═══ Dataset content ═══

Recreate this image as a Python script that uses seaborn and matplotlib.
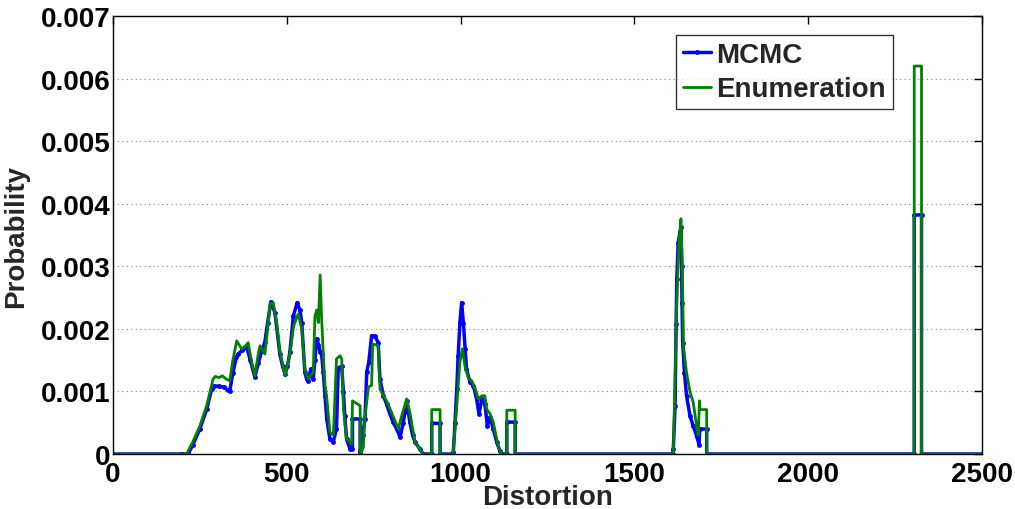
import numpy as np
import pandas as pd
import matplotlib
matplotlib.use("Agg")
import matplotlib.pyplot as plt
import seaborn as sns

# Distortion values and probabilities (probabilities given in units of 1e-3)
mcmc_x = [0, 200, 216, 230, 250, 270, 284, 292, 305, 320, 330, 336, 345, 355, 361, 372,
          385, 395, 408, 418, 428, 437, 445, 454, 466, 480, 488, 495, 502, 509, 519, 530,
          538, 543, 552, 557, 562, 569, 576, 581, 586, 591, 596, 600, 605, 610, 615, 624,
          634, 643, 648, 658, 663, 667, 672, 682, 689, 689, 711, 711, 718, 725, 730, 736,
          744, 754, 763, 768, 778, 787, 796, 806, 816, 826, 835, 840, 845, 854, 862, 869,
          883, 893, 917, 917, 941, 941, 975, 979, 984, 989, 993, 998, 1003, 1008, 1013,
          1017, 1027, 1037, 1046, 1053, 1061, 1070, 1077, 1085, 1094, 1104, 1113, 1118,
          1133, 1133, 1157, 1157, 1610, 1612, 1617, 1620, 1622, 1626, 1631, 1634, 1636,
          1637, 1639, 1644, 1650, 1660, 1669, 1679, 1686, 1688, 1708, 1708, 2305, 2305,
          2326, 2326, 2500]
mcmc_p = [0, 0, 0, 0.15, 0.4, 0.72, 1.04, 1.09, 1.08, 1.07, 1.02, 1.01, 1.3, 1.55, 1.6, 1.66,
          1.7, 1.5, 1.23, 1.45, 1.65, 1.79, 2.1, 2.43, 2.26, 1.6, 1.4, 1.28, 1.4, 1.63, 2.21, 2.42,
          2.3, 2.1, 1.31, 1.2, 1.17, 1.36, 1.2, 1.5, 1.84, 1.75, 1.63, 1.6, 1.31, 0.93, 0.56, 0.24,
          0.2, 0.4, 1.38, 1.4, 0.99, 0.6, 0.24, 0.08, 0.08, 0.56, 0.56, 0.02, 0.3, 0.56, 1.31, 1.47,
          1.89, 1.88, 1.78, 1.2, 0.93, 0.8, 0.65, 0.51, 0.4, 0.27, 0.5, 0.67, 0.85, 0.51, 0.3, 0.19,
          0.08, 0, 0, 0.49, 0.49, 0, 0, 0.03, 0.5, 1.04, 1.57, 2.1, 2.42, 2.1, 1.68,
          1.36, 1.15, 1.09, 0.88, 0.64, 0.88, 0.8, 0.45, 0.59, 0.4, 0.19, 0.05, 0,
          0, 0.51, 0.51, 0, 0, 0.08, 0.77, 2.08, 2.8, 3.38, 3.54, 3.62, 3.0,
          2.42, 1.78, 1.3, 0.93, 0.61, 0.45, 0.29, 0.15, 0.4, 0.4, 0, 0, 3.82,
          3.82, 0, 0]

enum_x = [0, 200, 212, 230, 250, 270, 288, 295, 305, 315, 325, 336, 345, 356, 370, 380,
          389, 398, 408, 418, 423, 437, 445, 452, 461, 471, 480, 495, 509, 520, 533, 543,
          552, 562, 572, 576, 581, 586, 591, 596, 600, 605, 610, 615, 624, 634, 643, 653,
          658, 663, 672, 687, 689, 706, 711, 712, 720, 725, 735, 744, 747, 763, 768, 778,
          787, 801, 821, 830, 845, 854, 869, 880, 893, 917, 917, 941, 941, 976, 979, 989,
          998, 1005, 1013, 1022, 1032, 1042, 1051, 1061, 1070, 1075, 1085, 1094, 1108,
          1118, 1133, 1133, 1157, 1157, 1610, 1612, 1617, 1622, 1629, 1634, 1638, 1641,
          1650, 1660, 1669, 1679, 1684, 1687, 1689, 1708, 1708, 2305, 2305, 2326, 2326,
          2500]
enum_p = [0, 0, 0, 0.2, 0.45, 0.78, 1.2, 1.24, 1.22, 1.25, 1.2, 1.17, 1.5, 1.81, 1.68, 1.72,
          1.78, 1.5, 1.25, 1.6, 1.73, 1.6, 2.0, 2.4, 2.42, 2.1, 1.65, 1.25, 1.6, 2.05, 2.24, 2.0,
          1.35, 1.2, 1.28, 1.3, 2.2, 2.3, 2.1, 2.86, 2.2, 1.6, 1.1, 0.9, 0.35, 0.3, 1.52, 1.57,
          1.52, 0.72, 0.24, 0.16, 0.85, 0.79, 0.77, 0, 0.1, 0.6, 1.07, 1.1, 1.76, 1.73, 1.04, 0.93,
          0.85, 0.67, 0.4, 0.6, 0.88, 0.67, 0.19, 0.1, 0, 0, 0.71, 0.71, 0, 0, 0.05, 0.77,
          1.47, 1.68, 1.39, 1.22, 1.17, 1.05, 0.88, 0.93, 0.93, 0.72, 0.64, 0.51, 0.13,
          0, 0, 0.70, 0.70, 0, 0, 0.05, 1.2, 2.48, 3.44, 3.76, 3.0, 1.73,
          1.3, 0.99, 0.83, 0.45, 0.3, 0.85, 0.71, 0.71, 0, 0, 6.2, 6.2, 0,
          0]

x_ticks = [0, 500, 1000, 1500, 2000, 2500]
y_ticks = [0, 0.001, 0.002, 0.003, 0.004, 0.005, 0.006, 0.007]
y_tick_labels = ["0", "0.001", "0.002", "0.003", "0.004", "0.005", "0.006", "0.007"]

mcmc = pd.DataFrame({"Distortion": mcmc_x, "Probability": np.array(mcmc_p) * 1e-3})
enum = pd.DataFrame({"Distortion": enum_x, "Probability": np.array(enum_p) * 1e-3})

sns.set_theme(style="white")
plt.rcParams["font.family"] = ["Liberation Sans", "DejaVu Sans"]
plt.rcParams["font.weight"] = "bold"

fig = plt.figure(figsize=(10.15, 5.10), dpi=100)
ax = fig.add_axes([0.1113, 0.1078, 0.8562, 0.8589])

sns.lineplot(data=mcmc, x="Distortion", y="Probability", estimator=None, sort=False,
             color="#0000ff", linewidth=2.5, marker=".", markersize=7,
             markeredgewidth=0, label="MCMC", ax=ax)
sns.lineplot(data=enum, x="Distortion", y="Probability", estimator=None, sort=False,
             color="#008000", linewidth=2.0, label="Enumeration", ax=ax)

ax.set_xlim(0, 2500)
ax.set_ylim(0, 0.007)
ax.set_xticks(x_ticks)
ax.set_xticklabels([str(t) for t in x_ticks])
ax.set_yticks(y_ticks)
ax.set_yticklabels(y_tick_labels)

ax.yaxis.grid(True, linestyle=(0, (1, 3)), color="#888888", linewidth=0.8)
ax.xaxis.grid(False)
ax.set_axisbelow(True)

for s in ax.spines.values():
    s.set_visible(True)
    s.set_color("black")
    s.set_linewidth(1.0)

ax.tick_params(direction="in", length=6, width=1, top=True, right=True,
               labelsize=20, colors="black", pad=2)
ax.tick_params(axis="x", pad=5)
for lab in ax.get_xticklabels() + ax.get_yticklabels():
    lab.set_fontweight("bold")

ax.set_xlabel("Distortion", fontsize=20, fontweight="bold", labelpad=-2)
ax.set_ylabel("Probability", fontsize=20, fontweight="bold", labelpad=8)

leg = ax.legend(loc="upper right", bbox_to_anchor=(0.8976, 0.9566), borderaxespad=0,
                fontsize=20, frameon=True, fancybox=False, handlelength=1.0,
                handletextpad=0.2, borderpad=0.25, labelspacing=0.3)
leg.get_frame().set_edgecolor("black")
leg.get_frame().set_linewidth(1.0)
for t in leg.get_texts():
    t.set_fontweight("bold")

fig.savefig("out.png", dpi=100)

═══

Stated problem: Skip the pictures, then retype every line above exactly.

Task output:
Recreate this image as a Python script that uses seaborn and matplotlib.
import numpy as np
import pandas as pd
import matplotlib
matplotlib.use("Agg")
import matplotlib.pyplot as plt
import seaborn as sns

# Distortion values and probabilities (probabilities given in units of 1e-3)
mcmc_x = [0, 200, 216, 230, 250, 270, 284, 292, 305, 320, 330, 336, 345, 355, 361, 372,
          385, 395, 408, 418, 428, 437, 445, 454, 466, 480, 488, 495, 502, 509, 519, 530,
          538, 543, 552, 557, 562, 569, 576, 581, 586, 591, 596, 600, 605, 610, 615, 624,
          634, 643, 648, 658, 663, 667, 672, 682, 689, 689, 711, 711, 718, 725, 730, 736,
          744, 754, 763, 768, 778, 787, 796, 806, 816, 826, 835, 840, 845, 854, 862, 869,
          883, 893, 917, 917, 941, 941, 975, 979, 984, 989, 993, 998, 1003, 1008, 1013,
          1017, 1027, 1037, 1046, 1053, 1061, 1070, 1077, 1085, 1094, 1104, 1113, 1118,
          1133, 1133, 1157, 1157, 1610, 1612, 1617, 1620, 1622, 1626, 1631, 1634, 1636,
          1637, 1639, 1644, 1650, 1660, 1669, 1679, 1686, 1688, 1708, 1708, 2305, 2305,
          2326, 2326, 2500]
mcmc_p = [0, 0, 0, 0.15, 0.4, 0.72, 1.04, 1.09, 1.08, 1.07, 1.02, 1.01, 1.3, 1.55, 1.6, 1.66,
          1.7, 1.5, 1.23, 1.45, 1.65, 1.79, 2.1, 2.43, 2.26, 1.6, 1.4, 1.28, 1.4, 1.63, 2.21, 2.42,
          2.3, 2.1, 1.31, 1.2, 1.17, 1.36, 1.2, 1.5, 1.84, 1.75, 1.63, 1.6, 1.31, 0.93, 0.56, 0.24,
          0.2, 0.4, 1.38, 1.4, 0.99, 0.6, 0.24, 0.08, 0.08, 0.56, 0.56, 0.02, 0.3, 0.56, 1.31, 1.47,
          1.89, 1.88, 1.78, 1.2, 0.93, 0.8, 0.65, 0.51, 0.4, 0.27, 0.5, 0.67, 0.85, 0.51, 0.3, 0.19,
          0.08, 0, 0, 0.49, 0.49, 0, 0, 0.03, 0.5, 1.04, 1.57, 2.1, 2.42, 2.1, 1.68,
          1.36, 1.15, 1.09, 0.88, 0.64, 0.88, 0.8, 0.45, 0.59, 0.4, 0.19, 0.05, 0,
          0, 0.51, 0.51, 0, 0, 0.08, 0.77, 2.08, 2.8, 3.38, 3.54, 3.62, 3.0,
          2.42, 1.78, 1.3, 0.93, 0.61, 0.45, 0.29, 0.15, 0.4, 0.4, 0, 0, 3.82,
          3.82, 0, 0]

enum_x = [0, 200, 212, 230, 250, 270, 288, 295, 305, 315, 325, 336, 345, 356, 370, 380,
          389, 398, 408, 418, 423, 437, 445, 452, 461, 471, 480, 495, 509, 520, 533, 543,
          552, 562, 572, 576, 581, 586, 591, 596, 600, 605, 610, 615, 624, 634, 643, 653,
          658, 663, 672, 687, 689, 706, 711, 712, 720, 725, 735, 744, 747, 763, 768, 778,
          787, 801, 821, 830, 845, 854, 869, 880, 893, 917, 917, 941, 941, 976, 979, 989,
          998, 1005, 1013, 1022, 1032, 1042, 1051, 1061, 1070, 1075, 1085, 1094, 1108,
          1118, 1133, 1133, 1157, 1157, 1610, 1612, 1617, 1622, 1629, 1634, 1638, 1641,
          1650, 1660, 1669, 1679, 1684, 1687, 1689, 1708, 1708, 2305, 2305, 2326, 2326,
          2500]
enum_p = [0, 0, 0, 0.2, 0.45, 0.78, 1.2, 1.24, 1.22, 1.25, 1.2, 1.17, 1.5, 1.81, 1.68, 1.72,
          1.78, 1.5, 1.25, 1.6, 1.73, 1.6, 2.0, 2.4, 2.42, 2.1, 1.65, 1.25, 1.6, 2.05, 2.24, 2.0,
          1.35, 1.2, 1.28, 1.3, 2.2, 2.3, 2.1, 2.86, 2.2, 1.6, 1.1, 0.9, 0.35, 0.3, 1.52, 1.57,
          1.52, 0.72, 0.24, 0.16, 0.85, 0.79, 0.77, 0, 0.1, 0.6, 1.07, 1.1, 1.76, 1.73, 1.04, 0.93,
          0.85, 0.67, 0.4, 0.6, 0.88, 0.67, 0.19, 0.1, 0, 0, 0.71, 0.71, 0, 0, 0.05, 0.77,
          1.47, 1.68, 1.39, 1.22, 1.17, 1.05, 0.88, 0.93, 0.93, 0.72, 0.64, 0.51, 0.13,
          0, 0, 0.70, 0.70, 0, 0, 0.05, 1.2, 2.48, 3.44, 3.76, 3.0, 1.73,
          1.3, 0.99, 0.83, 0.45, 0.3, 0.85, 0.71, 0.71, 0, 0, 6.2, 6.2, 0,
          0]

x_ticks = [0, 500, 1000, 1500, 2000, 2500]
y_ticks = [0, 0.001, 0.002, 0.003, 0.004, 0.005, 0.006, 0.007]
y_tick_labels = ["0", "0.001", "0.002", "0.003", "0.004", "0.005", "0.006", "0.007"]

mcmc = pd.DataFrame({"Distortion": mcmc_x, "Probability": np.array(mcmc_p) * 1e-3})
enum = pd.DataFrame({"Distortion": enum_x, "Probability": np.array(enum_p) * 1e-3})

sns.set_theme(style="white")
plt.rcParams["font.family"] = ["Liberation Sans", "DejaVu Sans"]
plt.rcParams["font.weight"] = "bold"

fig = plt.figure(figsize=(10.15, 5.10), dpi=100)
ax = fig.add_axes([0.1113, 0.1078, 0.8562, 0.8589])

sns.lineplot(data=mcmc, x="Distortion", y="Probability", estimator=None, sort=False,
             color="#0000ff", linewidth=2.5, marker=".", markersize=7,
             markeredgewidth=0, label="MCMC", ax=ax)
sns.lineplot(data=enum, x="Distortion", y="Probability", estimator=None, sort=False,
             color="#008000", linewidth=2.0, label="Enumeration", ax=ax)

ax.set_xlim(0, 2500)
ax.set_ylim(0, 0.007)
ax.set_xticks(x_ticks)
ax.set_xticklabels([str(t) for t in x_ticks])
ax.set_yticks(y_ticks)
ax.set_yticklabels(y_tick_labels)

ax.yaxis.grid(True, linestyle=(0, (1, 3)), color="#888888", linewidth=0.8)
ax.xaxis.grid(False)
ax.set_axisbelow(True)

for s in ax.spines.values():
    s.set_visible(True)
    s.set_color("black")
    s.set_linewidth(1.0)

ax.tick_params(direction="in", length=6, width=1, top=True, right=True,
               labelsize=20, colors="black", pad=2)
ax.tick_params(axis="x", pad=5)
for lab in ax.get_xticklabels() + ax.get_yticklabels():
    lab.set_fontweight("bold")

ax.set_xlabel("Distortion", fontsize=20, fontweight="bold", labelpad=-2)
ax.set_ylabel("Probability", fontsize=20, fontweight="bold", labelpad=8)

leg = ax.legend(loc="upper right", bbox_to_anchor=(0.8976, 0.9566), borderaxespad=0,
                fontsize=20, frameon=True, fancybox=False, handlelength=1.0,
                handletextpad=0.2, borderpad=0.25, labelspacing=0.3)
leg.get_frame().set_edgecolor("black")
leg.get_frame().set_linewidth(1.0)
for t in leg.get_texts():
    t.set_fontweight("bold")

fig.savefig("out.png", dpi=100)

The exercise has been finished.